Monday, February 24, 2025

libinput and 3-finger dragging

Ready in time for libinput 1.28 [1] and after a number of attempts over the years we now finally have 3-finger dragging in libinput. This is a long-requested feature that allows users to drag by using a 3-finger swipe on the touchpad. Instead of the normal swipe gesture you simply get a button down, pointer motion, button up sequence. Without having to tap or physically click and hold a button, so you might be able to see the appeal right there.

Now, as with any interaction that relies on the mere handful of fingers that are on our average user's hand, we are starting to have usage overlaps. Since the only difference between a swipe gesture and a 3-finger drag is in the intention of the user (and we can't detect that yet, stay tuned), 3-finger swipes are disabled when 3-finger dragging is enabled. Otherwise it does fit in quite nicely with the rest of the features we have though.

There really isn't much more to say about the new feature except: It's configurable to work on 4-finger drag too so if you mentally substitute all the threes with fours in this article before re-reading it that would save me having to write another blog post. Thanks.

[1] "soonish" at the time of writing

GNOME 48 and a changed tap-and-drag drag lock behaviour

This is a heads up as mutter PR!4292 got merged in time for GNOME 48. It (subtly) changes the behaviour of drag lock on touchpads, but (IMO) very much so for the better. Note that this feature is currently not exposed in GNOME Settings so users will have to set it via e.g. the gsettings commandline tool. I don't expect this change to affect many users.

This is a feature of a feature of a feature, so let's start at the top.

"Tapping" on touchpads refers to the ability to emulate button presses via short touches ("taps") on the touchpad. When enabled, a single-finger tap corresponds emulates a left mouse button click, a two-finger tap a right button click, etc. Taps are short interactions and to be recognised the finger must be set down and released again within a certain time and not move more than a certain distance. Clicking is useful but it's not everything we do with touchpads.

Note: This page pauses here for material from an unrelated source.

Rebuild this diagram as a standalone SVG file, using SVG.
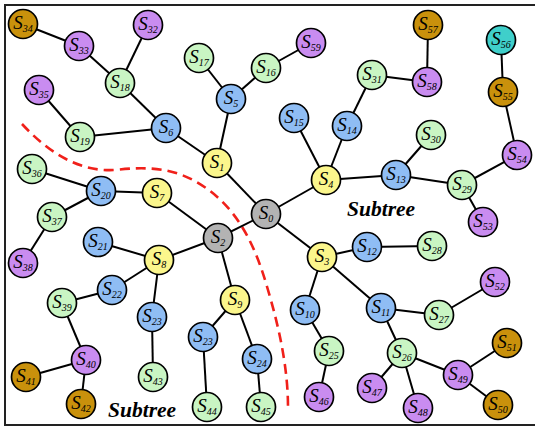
<svg xmlns="http://www.w3.org/2000/svg" width="535" height="429" viewBox="0 0 535 429">
<style>
.n{stroke:#000;stroke-width:1.7}
.y{fill:#fbf68c}.g{fill:#b3b3b3}.b{fill:#8fbdf4}.l{fill:#c9f5c3}.p{fill:#c98cf0}.o{fill:#c9910c}.c{fill:#3fcfca}
.t{font-family:"Liberation Serif",serif;font-style:italic;font-size:19px;text-anchor:middle;fill:#000}
.t tspan{font-size:10px}
#edges line{stroke:#000;stroke-width:2}
.st{font-family:"Liberation Serif",serif;font-style:italic;font-weight:bold;font-size:21.5px;fill:#000}
</style>
<rect x="5" y="5" width="560" height="420" fill="#fff" stroke="#222" stroke-width="2"/>
<path d="M22,124 C50,154 80,172 115,170 C150,166 178,168 206,188 C240,212 256,248 268,290 C281,334 288,372 288,408" fill="none" stroke="#f0201a" stroke-width="2.6" stroke-dasharray="10,6"/>
<g id="edges">
<line x1="23" y1="24" x2="79" y2="46"/>
<line x1="79" y1="46" x2="120" y2="83"/>
<line x1="148" y1="25" x2="120" y2="83"/>
<line x1="120" y1="83" x2="166" y2="128"/>
<line x1="39" y1="90" x2="80" y2="137"/>
<line x1="80" y1="137" x2="166" y2="128"/>
<line x1="166" y1="128" x2="217" y2="163"/>
<line x1="231" y1="99" x2="217" y2="163"/>
<line x1="199" y1="58" x2="231" y2="99"/>
<line x1="231" y1="99" x2="266" y2="68"/>
<line x1="266" y1="68" x2="311" y2="43"/>
<line x1="217" y1="163" x2="266" y2="214"/>
<line x1="266" y1="214" x2="326" y2="180"/>
<line x1="326" y1="180" x2="294" y2="118"/>
<line x1="326" y1="180" x2="347" y2="126"/>
<line x1="347" y1="126" x2="372" y2="75"/>
<line x1="372" y1="75" x2="427" y2="82"/>
<line x1="427" y1="82" x2="428" y2="25"/>
<line x1="326" y1="180" x2="396" y2="175"/>
<line x1="396" y1="175" x2="431" y2="135"/>
<line x1="396" y1="175" x2="462" y2="185"/>
<line x1="462" y1="185" x2="517" y2="155"/>
<line x1="517" y1="155" x2="503" y2="92"/>
<line x1="503" y1="92" x2="501" y2="40"/>
<line x1="462" y1="185" x2="483" y2="222"/>
<line x1="266" y1="214" x2="322" y2="257"/>
<line x1="322" y1="257" x2="367" y2="247"/>
<line x1="367" y1="247" x2="432" y2="246"/>
<line x1="322" y1="257" x2="305" y2="310"/>
<line x1="305" y1="310" x2="329" y2="351"/>
<line x1="329" y1="351" x2="319" y2="397"/>
<line x1="322" y1="257" x2="381" y2="308"/>
<line x1="381" y1="308" x2="439" y2="315"/>
<line x1="439" y1="315" x2="495" y2="282"/>
<line x1="381" y1="308" x2="402" y2="353"/>
<line x1="402" y1="353" x2="372" y2="388"/>
<line x1="402" y1="353" x2="418" y2="408"/>
<line x1="402" y1="353" x2="458" y2="375"/>
<line x1="458" y1="375" x2="507" y2="343"/>
<line x1="458" y1="375" x2="498" y2="405"/>
<line x1="266" y1="214" x2="218" y2="238"/>
<line x1="218" y1="238" x2="157" y2="193"/>
<line x1="157" y1="193" x2="101" y2="191"/>
<line x1="101" y1="191" x2="32" y2="169"/>
<line x1="101" y1="191" x2="52" y2="217"/>
<line x1="52" y1="217" x2="23" y2="263"/>
<line x1="218" y1="238" x2="159" y2="260"/>
<line x1="159" y1="260" x2="98" y2="242"/>
<line x1="159" y1="260" x2="112" y2="290"/>
<line x1="112" y1="290" x2="62" y2="303"/>
<line x1="62" y1="303" x2="86" y2="360"/>
<line x1="86" y1="360" x2="26" y2="377"/>
<line x1="86" y1="360" x2="81" y2="404"/>
<line x1="159" y1="260" x2="152" y2="317"/>
<line x1="152" y1="317" x2="153" y2="377"/>
<line x1="218" y1="238" x2="235" y2="300"/>
<line x1="235" y1="300" x2="203" y2="337"/>
<line x1="203" y1="337" x2="207" y2="407"/>
<line x1="235" y1="300" x2="257" y2="359"/>
<line x1="257" y1="359" x2="261" y2="407"/>
</g>
<g id="S0"><circle class="n g" cx="266" cy="214" r="14.5"/><text class="t" x="266" y="219">S<tspan dy="3">0</tspan></text></g>
<g id="S1"><circle class="n y" cx="217" cy="163" r="14.5"/><text class="t" x="217" y="168">S<tspan dy="3">1</tspan></text></g>
<g id="S2"><circle class="n g" cx="218" cy="238" r="14.5"/><text class="t" x="218" y="243">S<tspan dy="3">2</tspan></text></g>
<g id="S3"><circle class="n y" cx="322" cy="257" r="14.5"/><text class="t" x="322" y="262">S<tspan dy="3">3</tspan></text></g>
<g id="S4"><circle class="n y" cx="326" cy="180" r="14.5"/><text class="t" x="326" y="185">S<tspan dy="3">4</tspan></text></g>
<g id="S5"><circle class="n b" cx="231" cy="99" r="14.5"/><text class="t" x="231" y="104">S<tspan dy="3">5</tspan></text></g>
<g id="S6"><circle class="n b" cx="166" cy="128" r="14.5"/><text class="t" x="166" y="133">S<tspan dy="3">6</tspan></text></g>
<g id="S7"><circle class="n y" cx="157" cy="193" r="14.5"/><text class="t" x="157" y="198">S<tspan dy="3">7</tspan></text></g>
<g id="S8"><circle class="n y" cx="159" cy="260" r="14.5"/><text class="t" x="159" y="265">S<tspan dy="3">8</tspan></text></g>
<g id="S9"><circle class="n y" cx="235" cy="300" r="14.5"/><text class="t" x="235" y="305">S<tspan dy="3">9</tspan></text></g>
<g id="S10"><circle class="n b" cx="305" cy="310" r="14.5"/><text class="t" x="305" y="315">S<tspan dy="3">10</tspan></text></g>
<g id="S11"><circle class="n b" cx="381" cy="308" r="14.5"/><text class="t" x="381" y="313">S<tspan dy="3">11</tspan></text></g>
<g id="S12"><circle class="n b" cx="367" cy="247" r="14.5"/><text class="t" x="367" y="252">S<tspan dy="3">12</tspan></text></g>
<g id="S13"><circle class="n b" cx="396" cy="175" r="14.5"/><text class="t" x="396" y="180">S<tspan dy="3">13</tspan></text></g>
<g id="S14"><circle class="n b" cx="347" cy="126" r="14.5"/><text class="t" x="347" y="131">S<tspan dy="3">14</tspan></text></g>
<g id="S15"><circle class="n b" cx="294" cy="118" r="14.5"/><text class="t" x="294" y="123">S<tspan dy="3">15</tspan></text></g>
<g id="S16"><circle class="n l" cx="266" cy="68" r="14.5"/><text class="t" x="266" y="73">S<tspan dy="3">16</tspan></text></g>
<g id="S17"><circle class="n l" cx="199" cy="58" r="14.5"/><text class="t" x="199" y="63">S<tspan dy="3">17</tspan></text></g>
<g id="S18"><circle class="n l" cx="120" cy="83" r="14.5"/><text class="t" x="120" y="88">S<tspan dy="3">18</tspan></text></g>
<g id="S19"><circle class="n l" cx="80" cy="137" r="14.5"/><text class="t" x="80" y="142">S<tspan dy="3">19</tspan></text></g>
<g id="S20"><circle class="n b" cx="101" cy="191" r="14.5"/><text class="t" x="101" y="196">S<tspan dy="3">20</tspan></text></g>
<g id="S21"><circle class="n b" cx="98" cy="242" r="14.5"/><text class="t" x="98" y="247">S<tspan dy="3">21</tspan></text></g>
<g id="S22"><circle class="n b" cx="112" cy="290" r="14.5"/><text class="t" x="112" y="295">S<tspan dy="3">22</tspan></text></g>
<g id="S23a"><circle class="n b" cx="152" cy="317" r="14.5"/><text class="t" x="152" y="322">S<tspan dy="3">23</tspan></text></g>
<g id="S23b"><circle class="n b" cx="203" cy="337" r="14.5"/><text class="t" x="203" y="342">S<tspan dy="3">23</tspan></text></g>
<g id="S24"><circle class="n b" cx="257" cy="359" r="14.5"/><text class="t" x="257" y="364">S<tspan dy="3">24</tspan></text></g>
<g id="S25"><circle class="n l" cx="329" cy="351" r="14.5"/><text class="t" x="329" y="356">S<tspan dy="3">25</tspan></text></g>
<g id="S26"><circle class="n l" cx="402" cy="353" r="14.5"/><text class="t" x="402" y="358">S<tspan dy="3">26</tspan></text></g>
<g id="S27"><circle class="n l" cx="439" cy="315" r="14.5"/><text class="t" x="439" y="320">S<tspan dy="3">27</tspan></text></g>
<g id="S28"><circle class="n l" cx="432" cy="246" r="14.5"/><text class="t" x="432" y="251">S<tspan dy="3">28</tspan></text></g>
<g id="S29"><circle class="n l" cx="462" cy="185" r="14.5"/><text class="t" x="462" y="190">S<tspan dy="3">29</tspan></text></g>
<g id="S30"><circle class="n l" cx="431" cy="135" r="14.5"/><text class="t" x="431" y="140">S<tspan dy="3">30</tspan></text></g>
<g id="S31"><circle class="n l" cx="372" cy="75" r="14.5"/><text class="t" x="372" y="80">S<tspan dy="3">31</tspan></text></g>
<g id="S32"><circle class="n p" cx="148" cy="25" r="14.5"/><text class="t" x="148" y="30">S<tspan dy="3">32</tspan></text></g>
<g id="S33"><circle class="n p" cx="79" cy="46" r="14.5"/><text class="t" x="79" y="51">S<tspan dy="3">33</tspan></text></g>
<g id="S34"><circle class="n o" cx="23" cy="24" r="14.5"/><text class="t" x="23" y="29">S<tspan dy="3">34</tspan></text></g>
<g id="S35"><circle class="n p" cx="39" cy="90" r="14.5"/><text class="t" x="39" y="95">S<tspan dy="3">35</tspan></text></g>
<g id="S36"><circle class="n l" cx="32" cy="169" r="14.5"/><text class="t" x="32" y="174">S<tspan dy="3">36</tspan></text></g>
<g id="S37"><circle class="n l" cx="52" cy="217" r="14.5"/><text class="t" x="52" y="222">S<tspan dy="3">37</tspan></text></g>
<g id="S38"><circle class="n p" cx="23" cy="263" r="14.5"/><text class="t" x="23" y="268">S<tspan dy="3">38</tspan></text></g>
<g id="S39"><circle class="n l" cx="62" cy="303" r="14.5"/><text class="t" x="62" y="308">S<tspan dy="3">39</tspan></text></g>
<g id="S40"><circle class="n p" cx="86" cy="360" r="14.5"/><text class="t" x="86" y="365">S<tspan dy="3">40</tspan></text></g>
<g id="S41"><circle class="n o" cx="26" cy="377" r="14.5"/><text class="t" x="26" y="382">S<tspan dy="3">41</tspan></text></g>
<g id="S42"><circle class="n o" cx="81" cy="404" r="14.5"/><text class="t" x="81" y="409">S<tspan dy="3">42</tspan></text></g>
<g id="S43"><circle class="n l" cx="153" cy="377" r="14.5"/><text class="t" x="153" y="382">S<tspan dy="3">43</tspan></text></g>
<g id="S44"><circle class="n l" cx="207" cy="407" r="14.5"/><text class="t" x="207" y="412">S<tspan dy="3">44</tspan></text></g>
<g id="S45"><circle class="n l" cx="261" cy="407" r="14.5"/><text class="t" x="261" y="412">S<tspan dy="3">45</tspan></text></g>
<g id="S46"><circle class="n p" cx="319" cy="397" r="14.5"/><text class="t" x="319" y="402">S<tspan dy="3">46</tspan></text></g>
<g id="S47"><circle class="n p" cx="372" cy="388" r="14.5"/><text class="t" x="372" y="393">S<tspan dy="3">47</tspan></text></g>
<g id="S48"><circle class="n p" cx="418" cy="408" r="14.5"/><text class="t" x="418" y="413">S<tspan dy="3">48</tspan></text></g>
<g id="S49"><circle class="n p" cx="458" cy="375" r="14.5"/><text class="t" x="458" y="380">S<tspan dy="3">49</tspan></text></g>
<g id="S50"><circle class="n o" cx="498" cy="405" r="14.5"/><text class="t" x="498" y="410">S<tspan dy="3">50</tspan></text></g>
<g id="S51"><circle class="n o" cx="507" cy="343" r="14.5"/><text class="t" x="507" y="348">S<tspan dy="3">51</tspan></text></g>
<g id="S52"><circle class="n p" cx="495" cy="282" r="14.5"/><text class="t" x="495" y="287">S<tspan dy="3">52</tspan></text></g>
<g id="S53"><circle class="n p" cx="483" cy="222" r="14.5"/><text class="t" x="483" y="227">S<tspan dy="3">53</tspan></text></g>
<g id="S54"><circle class="n p" cx="517" cy="155" r="14.5"/><text class="t" x="517" y="160">S<tspan dy="3">54</tspan></text></g>
<g id="S55"><circle class="n o" cx="503" cy="92" r="14.5"/><text class="t" x="503" y="97">S<tspan dy="3">55</tspan></text></g>
<g id="S56"><circle class="n c" cx="501" cy="40" r="14.5"/><text class="t" x="501" y="45">S<tspan dy="3">56</tspan></text></g>
<g id="S57"><circle class="n o" cx="428" cy="25" r="14.5"/><text class="t" x="428" y="30">S<tspan dy="3">57</tspan></text></g>
<g id="S58"><circle class="n p" cx="427" cy="82" r="14.5"/><text class="t" x="427" y="87">S<tspan dy="3">58</tspan></text></g>
<g id="S59"><circle class="n p" cx="311" cy="43" r="14.5"/><text class="t" x="311" y="48">S<tspan dy="3">59</tspan></text></g>
<text class="st" x="347" y="216">Subtree</text>
<text class="st" x="108" y="417">Subtree</text>
</svg>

"Tap-and-drag" refers to the ability to keep the pointer down so it's possible to drag something while the mouse button is logically down. The sequence required to do this is a tap immediately followed by the finger down (and held down). This will press the left mouse button so that any finger movement results in a drag. Releasing the finger releases the button. This is convenient but especially on large monitors or for users with different-than-whatever-we-guessed-is-average dexterity this can make it hard to drag something to it's final position - a user may run out of touchpad space before the pointer reaches the destination. For those, the tap-and-drag "drag lock" is useful.

"Drag lock" refers to the ability of keeping the mouse button pressed until "unlocked", even if the finger moves off the touchpads. It's the same sequence as before: tap followed by the finger down and held down. But releasing the finger will not release the mouse button, instead another tap is required to unlock and release the mouse button. The whole sequence thus becomes tap, down, move.... tap with any number of finger releases in between. Sounds (and is) complicated to explain, is quite easy to try and once you're used to it it will feel quite natural.

The above behaviour is the new behaviour which non-coincidentally also matches the macOS behaviour (if you can find the toggle in the settings, good practice for easter eggs!). The previous behaviour used a timeout instead so the mouse button was released automatically if the finger was up after a certain timeout. This was less predictable and caused issues with users who weren't fast enough. The new "sticky" behaviour resolves this issue and is (alanis morissette-stylue ironically) faster to release (a tap can be performed before the previous timeout would've expired).

Anyway, TLDR, a feature that very few people use has changed defaults subtly. Bring out the pitchforks!

As said above, this is currently only accessible via gsettings and the drag-lock behaviour change only takes effect if tapping, tap-and-drag and drag lock are enabled:

  $ gsettings set org.gnome.desktop.peripherals.touchpad tap-to-click true
  $ gsettings set org.gnome.desktop.peripherals.touchpad tap-and-drag true
  $ gsettings set org.gnome.desktop.peripherals.touchpad tap-and-drag-lock true
  
All features above are actually handled by libinput, this is just about a default change in GNOME.